Signal to Noise Ratio
Residual noise in an unweighted 30 kHz bandwidth measures -114 dB V RMS (2.0 microvolts RMS ) on my VP-7721A laboratory audio analyzer. Considering that the residual noise level of this analyzer is rated at 10 microvolts and measures 3.9 microvolts RMS from a 600 Ω source, this filter's lower output impedance is actually improving the input noise figure of the analyzer!
Referred to the 2 V RMS output of a CD player, this gives us at least a 120 dB signal-to-noise ratio, since the noise I'm measuring is limited more by my instruments than the B&W filter.
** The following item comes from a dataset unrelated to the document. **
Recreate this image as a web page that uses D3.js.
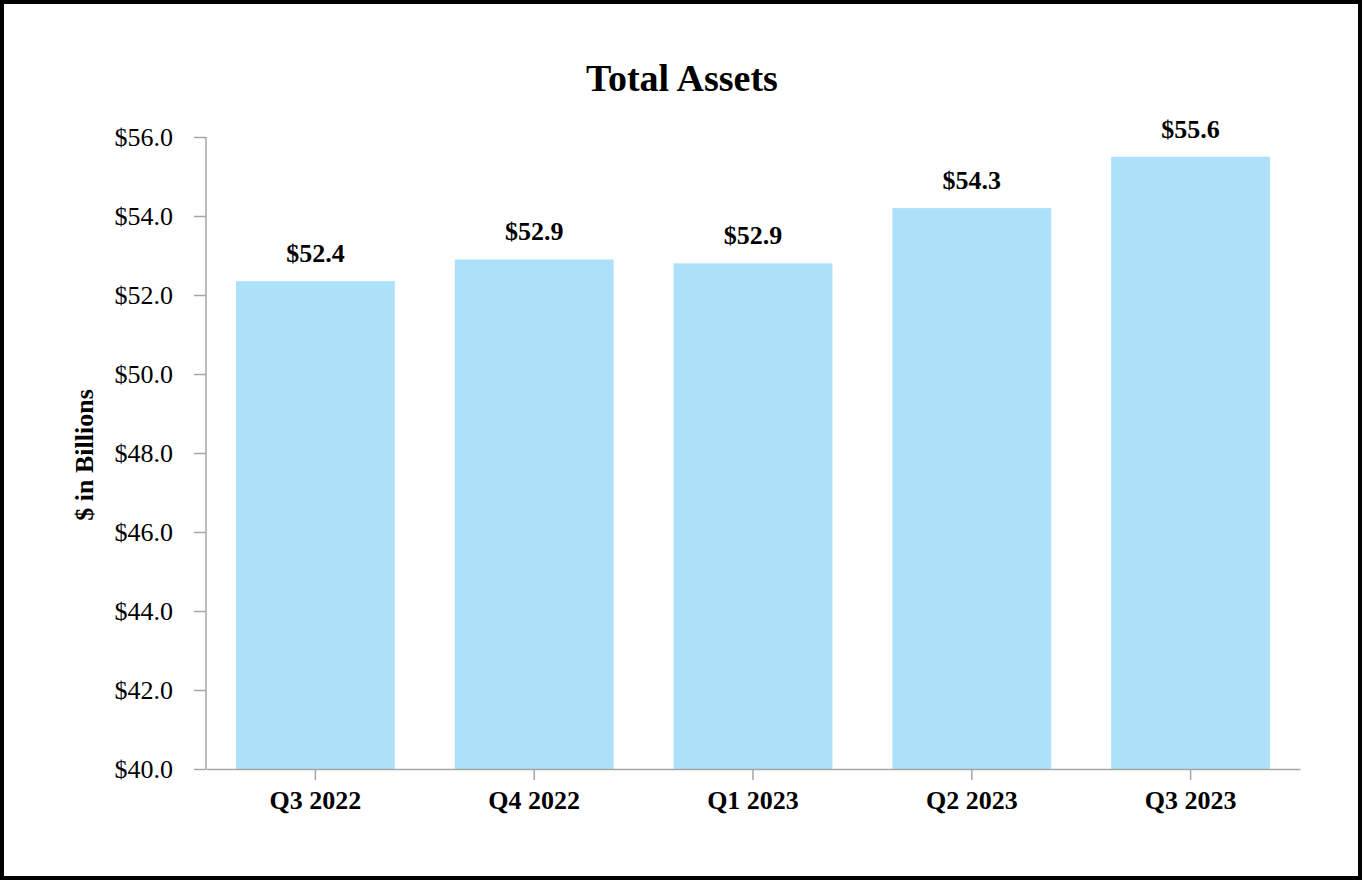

As only the deepest bass is optimized, and the optimization is never more than a mild 6 dB, there won't be much audible difference with or without the filter to the casual listener. It will be about the same or less than moving the 32 Hz slider up by 6 dB on an octave equalizer — but the beauty of this filter is its exact calibration in frequency, phase and time to the B&W Matrix speakers.
To hear the filter's effects, one needs music (or test tones) with very low frequencies. This filter doesn't alter the midbass, where casual listeners hear things. One needs to be a relatively experienced listener to notice the improvement.
If you have a set of B&W Matrix loudspeakers and don't have this dedicated equalizer, you're missing out because B&W Matrix speakers are designed specifically to be used with this filter, as your loudspeaker manual will remind you.
If you use your speakers full-range, you need one of these filters.
If you use subwoofers, it doesn't matter, and in fact, might be better to skip the filter, depending on where you might put in in your overall system topology.